Within these stark limits, however, Bromwich is right to see Burke’s condemnation of the scandal of empire—still too little known even today—as of continuing relevance. “Were we to be driven out of India today,” Burke stormed in the House of Commons in 1783, “nothing would remain, to tell that it had been possessed, during the inglorious period of our dominion, by anything better than the ouran-outang or the tiger.” And his long obsession with Hastings revolved around a series of vicious counterinsurgencies that the governor-general had ordered in Bengal. Bromwich was driven to make similar criticisms of America’s rule in the Middle East and beyond. Burke expected “the wrath of heaven would sooner or later fall on a nation, that suffers, with impunity, its rulers thus to oppress the weak and innocent,” and Bromwich hoped to summon the same providential justice.

Bromwich doesn’t discuss the Hastings trial in the first installment of his intellectual biography.

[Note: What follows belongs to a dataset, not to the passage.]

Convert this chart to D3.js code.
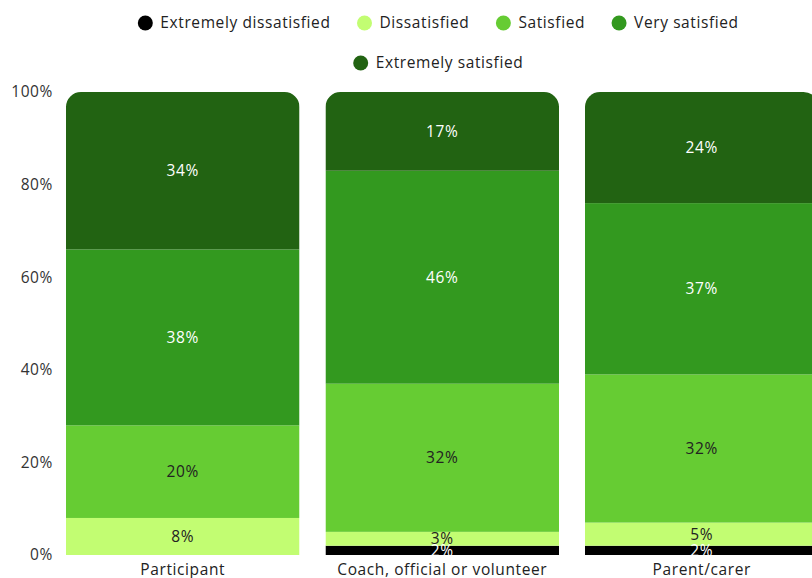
<!DOCTYPE html>
<html>
<head>
<meta charset="utf-8">
<script src="https://cdn.jsdelivr.net/npm/d3@7"></script>
<style>
  html, body { margin: 0; padding: 0; background: #fff; overflow: hidden; }
  svg { display: block; font-family: "Open Sans", "Noto Sans", sans-serif; }
  svg text { letter-spacing: 0.6px; }
</style>
</head>
<body>
<svg id="chart" width="812" height="578"></svg>
<script>
// Satisfaction by respondent role (percent of respondents)
const categories = ["Participant", "Coach, official or volunteer", "Parent/carer"];
const seriesNames = ["Extremely dissatisfied", "Dissatisfied", "Satisfied", "Very satisfied", "Extremely satisfied"];
const extremelyDissatisfied = [0, 2, 2];
const dissatisfied = [8, 3, 5];
const satisfied = [20, 32, 32];
const verySatisfied = [38, 46, 37];
const extremelySatisfied = [34, 17, 24];
const yTickValues = [0, 20, 40, 60, 80, 100];
const seriesColors = ["#000000", "#c2fd72", "#66cc33", "#33991f", "#226312"];
const labelColors = ["#ffffff", "#222222", "#222222", "#ffffff", "#ffffff"];

const seriesValues = [extremelyDissatisfied, dissatisfied, satisfied, verySatisfied, extremelySatisfied];
const rows = categories.map((c, i) => {
  const r = { category: c };
  seriesNames.forEach((s, k) => { r[s] = seriesValues[k][i]; });
  return r;
});
const stacked = d3.stack().keys(seriesNames)(rows);

const svg = d3.select("#chart");
const margin = { left: 53, top: 92, bottom: 555 };
const fontFamily = "\"Open Sans\", \"Noto Sans\", sans-serif";

const x = d3.scaleBand()
  .domain(categories)
  .range([margin.left, margin.left + 3 * 259.5])
  .paddingInner(0.1)
  .paddingOuter(0.05);
const y = d3.scaleLinear().domain([0, 100]).range([margin.bottom, margin.top]);

// Y axis labels
const yAxis = d3.axisLeft(y)
  .tickValues(yTickValues)
  .tickFormat(d => d + "%")
  .tickSize(0)
  .tickPadding(0);
const yg = svg.append("g").attr("transform", `translate(${margin.left},0)`).call(yAxis);
yg.select(".domain").remove();
yg.selectAll("text")
  .attr("fill", "#333")
  .style("font-size", "15.5px")
  .style("font-family", fontFamily);

// X axis labels
const xAxis = d3.axisBottom(x).tickSize(0).tickPadding(9);
const xg = svg.append("g").attr("transform", `translate(0,${margin.bottom})`).call(xAxis);
xg.select(".domain").remove();
xg.selectAll("text")
  .attr("fill", "#222")
  .style("font-size", "15.5px")
  .style("font-family", fontFamily);

// Rounded-top clip shapes for each bar
const radius = 15;
const defs = svg.append("defs");
categories.forEach((c, i) => {
  const x0 = x(c), x1 = x(c) + x.bandwidth();
  const yTop = y(100), yBot = y(0);
  const p = d3.path();
  p.moveTo(x0, yBot);
  p.lineTo(x0, yTop + radius);
  p.arcTo(x0, yTop, x0 + radius, yTop, radius);
  p.lineTo(x1 - radius, yTop);
  p.arcTo(x1, yTop, x1, yTop + radius, radius);
  p.lineTo(x1, yBot);
  p.closePath();
  defs.append("clipPath").attr("id", "bar-clip-" + i)
    .append("path").attr("d", p.toString());
});

// Bars
const barGroups = svg.append("g").selectAll("g.bar")
  .data(categories)
  .join("g")
  .attr("class", "bar")
  .attr("clip-path", (d, i) => `url(#bar-clip-${i})`);

barGroups.each(function(cat, i) {
  const g = d3.select(this);
  stacked.forEach((layer, k) => {
    const seg = layer[i];
    if (seg[1] - seg[0] <= 0) return;
    g.append("rect")
      .attr("x", x(cat))
      .attr("width", x.bandwidth())
      .attr("y", y(seg[1]))
      .attr("height", y(seg[0]) - y(seg[1]))
      .attr("fill", seriesColors[k]);
  });
});

// Value labels
const labels = svg.append("g");
categories.forEach((cat, i) => {
  stacked.forEach((layer, k) => {
    const seg = layer[i];
    const v = seg[1] - seg[0];
    if (v <= 0) return;
    labels.append("text")
      .attr("x", x(cat) + x.bandwidth() / 2)
      .attr("y", y((seg[0] + seg[1]) / 2))
      .attr("dy", "0.35em")
      .attr("text-anchor", "middle")
      .attr("fill", labelColors[k])
      .style("font-size", "15.5px")
      .text(v + "%");
  });
});

// Legend (two centred rows)
const legendRows = [[0, 1, 2, 3], [4]];
const legendY = [23, 63];
const legendCenter = 438;
const itemGap = 26;
legendRows.forEach((row, ri) => {
  const lg = svg.append("g");
  let cx = 0;
  row.forEach(k => {
    const item = lg.append("g").attr("transform", `translate(${cx},0)`);
    item.append("circle").attr("cx", 8).attr("cy", 0).attr("r", 7.5).attr("fill", seriesColors[k]);
    const t = item.append("text")
      .attr("x", 23).attr("y", 0).attr("dy", "0.35em")
      .attr("fill", "#222")
      .style("font-size", "15.5px")
      .text(seriesNames[k]);
    cx += 23 + t.node().getComputedTextLength() + itemGap;
  });
  const w = cx - itemGap;
  lg.attr("transform", `translate(${legendCenter - w / 2},${legendY[ri]})`);
});
</script>
</body>
</html>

But the Burke straddling it and the forthcoming volume—defending Americans and South Asians in and from Britain’s imperial system—is the one whom Bromwich channeled most of all after 9/11, selecting from the various faces of Burke’s reformist love of liberty the one most apt to gaze critically on our imperialist times.

Yet his mobilization of Burke as a critic of the “peace-prize war president” has risked obfuscating any larger vision of reform, whether its sources were in the former’s thought or anywhere else. It even led Bromwich, in perhaps the most revealing instance of his activism, to reach out to the audience of The American Conservative, a paleoconservative magazine founded in 2002 to oppose the ascendant neocons. True to form, Bromwich invoked Burke in his coalitional plea for a cross-party force to reject strong states and imperial war-making alike.

In an age when Rand Paul speaks out more forcefully than most Democratic politicians against the national surveillance state, Bromwich’s impulse is not unfounded. But his concern about the overweening state and its imperial outcomes, and his desire to seek common cause with libertarians, is a risky gambit. “It would be hard to say whether statist liberals or statist conservatives are more seduced by love of the state,” he writes. That both have been prone to imperial misadventures seemed to be what mattered most to him—and opened him to making strange bedfellows on the right.

Actually, deepest in Burke, according to Bromwich (and perhaps in Bromwich himself), is an anti-political streak that treats the government as a mere necessary evil. People “want to be left alone with their families and enterprises, affairs of person and neighborhood,” Bromwich summarizes. No wonder that, across his whole career, Burke “seldom mounts a campaign for anything.” It is a deep but troubling insight—one that Bromwich knows is inimical to democracy. On this theory, it is not for us to take control of our society, but merely to ensure that our regrettably necessary government is kept within bounds. Especially after 2001, Bromwich’s affection for Burke insensibly passed from a liberal reformer’s to that of a libertarian anti-statist’s. “Power, in whatever hands, is rarely guilty of too strict limitations on itself” has become his favorite saying from Burke, a much-cited new credo that risks displacing the old one. Indeed, Bromwich chose it as the single epigraph for his biography.